Starbucks Devalues Its Brand - To Go!
They've successfully pushed the perception that Starbucks coffee is overpriced, positioning Dunkin's brew and McCafé's product as affordable alternatives.
That's hurt Starbucks. The economy didn't help, making the timing wrong for them and right for DD and Mickey D's.
Of course, a lot of the Starbucks-is-way-too-expensive bashing has used prices for mochas, lattés, etc. in a manner that somewhat unfairly tips the scales. But perception's perception.
What does Starbucks do? Provide more value to close the gap? Introduce flavored coffees with exotic tastes to broaden their core product offering? Show that a fast food hamburger joint and a donut shop might not necessarily be up to snuff compared to the world's coffeehouse leader - you know, the one known for its quality positioning?

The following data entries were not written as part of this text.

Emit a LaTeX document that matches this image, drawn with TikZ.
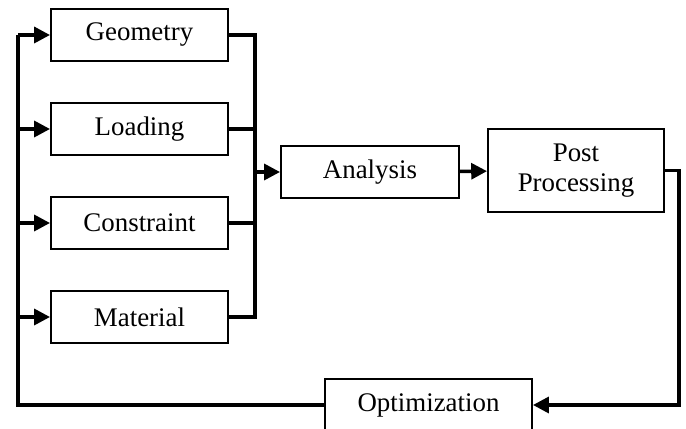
\documentclass[tikz,border=0pt]{standalone}
\usepackage{fontspec}
\setmainfont{Liberation Serif}
\usetikzlibrary{arrows.meta}

\begin{document}
\begin{tikzpicture}[
    blk/.style={rectangle, draw, line width=1.1pt, minimum width=3.54cm,
                minimum height=1.04cm, align=center, inner sep=2pt,
                font=\fontsize{15.3}{17.5}\selectfont},
    conn/.style={line width=2pt},
    arr/.style={conn, -{Triangle[length=9pt, width=9pt]}},
  ]
  \useasboundingbox (0, 0) rectangle (13.72, -8.58);

  % Inputs
  \node[blk] (geo)  at (2.79, -0.70) {Geometry};
  \node[blk] (load) at (2.79, -2.58) {Loading};
  \node[blk] (cons) at (2.79, -4.46) {Constraint};
  \node[blk] (mat)  at (2.79, -6.34) {Material};

  % Solver and output
  \node[blk, minimum width=3.56cm] (ana) at (7.40, -3.44) {Analysis};
  \node[blk, minimum width=3.52cm, minimum height=1.66cm] (post) at (11.52, -3.41) {Post\\Processing};

  % Feedback
  \node[blk, minimum width=4.14cm] (opt) at (8.57, -8.10) {Optimization};

  % Collecting bus
  \coordinate (bust) at (5.10, -0.70);
  \coordinate (busb) at (5.10, -6.34);
  \draw[conn] (geo.east) -- (bust) -- (busb) -- (mat.east);
  \draw[conn] (load.east) -- (load.east -| bust);
  \draw[conn] (cons.east) -- (cons.east -| bust);

  % Main flow
  \draw[arr] (ana.west -| bust) -- (ana.west);
  \draw[arr] (ana) -- (post);
  \draw[arr] (post.east) -- ++(0.28, 0) |- (opt.east);

  % Loop back to inputs
  \coordinate (lft) at (0.36, -0.70);
  \draw[conn] (opt.west) -| (lft);
  \foreach \n in {geo, load, cons, mat}
    \draw[arr] (lft |- \n.west) -- (\n.west);

\end{tikzpicture}
\end{document}
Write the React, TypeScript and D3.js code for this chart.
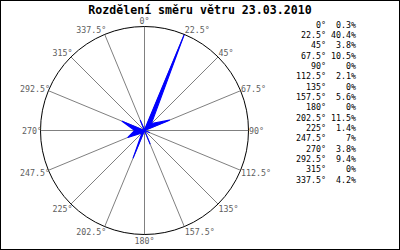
import React from "react";
import * as d3 from "d3";

const title = "Rozdělení směru větru 23.03.2010";
const directions = [0, 22.5, 45, 67.5, 90, 112.5, 135, 157.5, 180, 202.5, 225, 247.5, 270, 292.5, 315, 337.5];
const dirLabels = ["0°", "22.5°", "45°", "67.5°", "90°", "112.5°", "135°", "157.5°", "180°", "202.5°", "225°", "247.5°", "270°", "292.5°", "315°", "337.5°"];
const values = [0.3, 40.4, 3.8, 10.5, 0, 2.1, 0, 5.6, 0, 11.5, 1.4, 7, 3.8, 9.4, 0, 4.2];

const W = 400;
const H = 250;
const cx = 144.5;
const cy = 130.5;
const R = 104;
const mono = "'DejaVu Sans Mono', monospace";

export default function App() {
  const rScale = d3.scaleLinear().domain([0, d3.max(values) as number]).range([0, R]);
  const toRad = (deg: number) => (deg * Math.PI) / 180;
  const radial = d3
    .lineRadial<number>()
    .angle((_, i) => toRad(directions[i]))
    .radius((d) => rScale(d))
    .curve(d3.curveLinearClosed);
  const path = radial(values) || "";

  return (
    <svg
      width={W}
      height={H}
      viewBox={`0 0 ${W} ${H}`}
      style={{ position: "fixed", left: 0, top: 0, background: "#fff" }}
    >
      <rect x={0} y={0} width={W} height={H} fill="#fff" />
      <rect x={0.5} y={0.5} width={W - 1} height={H - 1} fill="none" stroke="#000" strokeWidth={1} />
      <text
        x={200}
        y={14}
        textAnchor="middle"
        fontFamily={mono}
        fontWeight="bold"
        fontSize={11.6}
        fill="#000"
      >
        {title}
      </text>
      {directions.map((d, i) => {
        const a = toRad(d);
        return (
          <line
            key={"s" + i}
            x1={cx}
            y1={cy}
            x2={cx + R * Math.sin(a)}
            y2={cy - R * Math.cos(a)}
            stroke="#808080"
            strokeWidth={1}
          />
        );
      })}
      <g transform={`translate(${cx},${cy})`}>
        <path d={path} fill="#0000ff" stroke="#0000ff" strokeWidth={1.1} strokeLinejoin="round" />
      </g>
      <circle cx={cx} cy={cy} r={R} fill="none" stroke="#000" strokeWidth={1} />
      {directions.map((d, i) => {
        const a = toRad(d);
        const px = cx + R * Math.sin(a);
        const py = cy - R * Math.cos(a);
        const s = Math.sin(a);
        let anchor: "start" | "middle" | "end" = "middle";
        let x = px;
        if (s > 0.01) {
          anchor = "start";
          x = px + 0.5;
        } else if (s < -0.01) {
          anchor = "end";
          x = px + 1.5;
        }
        const y = py + 3.5 - Math.cos(a) * 5.8;
        return (
          <text
            key={"l" + i}
            x={x}
            y={y}
            textAnchor={anchor}
            fontFamily={mono}
            fontSize={8.3}
            fill="#606060"
          >
            {dirLabels[i]}
          </text>
        );
      })}
      {directions.map((d, i) => {
        const y = 27.5 + i * 10.35;
        return (
          <g key={"g" + i}>
            <text x={326} y={y} textAnchor="end" fontFamily={mono} fontSize={8.3} fill="#000">
              {dirLabels[i]}
            </text>
            <text x={356} y={y} textAnchor="end" fontFamily={mono} fontSize={8.3} fill="#000">
              {`${values[i]}%`}
            </text>
          </g>
        );
      })}
    </svg>
  );
}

No. Instead, they seemingly lose their collective marketing minds! Go to great lengths and expense to undercut their own carefully crafted brand. Yikes!
Starbucks recent introduction of their VIA instant, take-it-anywhere coffee is, to be kind, completely insane. After years of telling and exhibiting to us that better coffee is possible; that it takes better beans chosen from locales around the world; that it requires better care in preparation (thus the baristas with their fancy names); and that it's worth a little more per cup because people love their coffee.
Oh, no. Now, they've sent that entire history upside down and denied their own positioning based on the above. Because now you can get "the same great taste and quality" as their fresh-brewed coffee. What about the machines, the baristas, the preparation? None of that mattered? It was all a ruse? Now, any total amateur can take this new stuff out of their pocket and make it anywhere and it's just as good? So much for Starbucks' positioning. Heck, everyone knows that instant coffee is the dog's breakfast. Even if their VIA Ready Brew is great, why did they compare it to their own best-of-the-best?
Instead, the instant coffee comparison could have perfectly repositioned Dunkin' Donuts and McDonald's back. If Starbucks' new instant is better than both, that means Starbucks' carefully-prepared-by-professional-baristas mainstay products are the top of the pops.
Note that this all occurred after the big Howard Schultz return and the famous memo about how Starbucks has lost its way by abandoning the original brewing process and the arresting aromas of fresh ground coffee beans. Positionists everywhere implore Mr. Schultz to re-read his own memo - over a nice, affordable cup of coffee from McCafé or Dunkin'.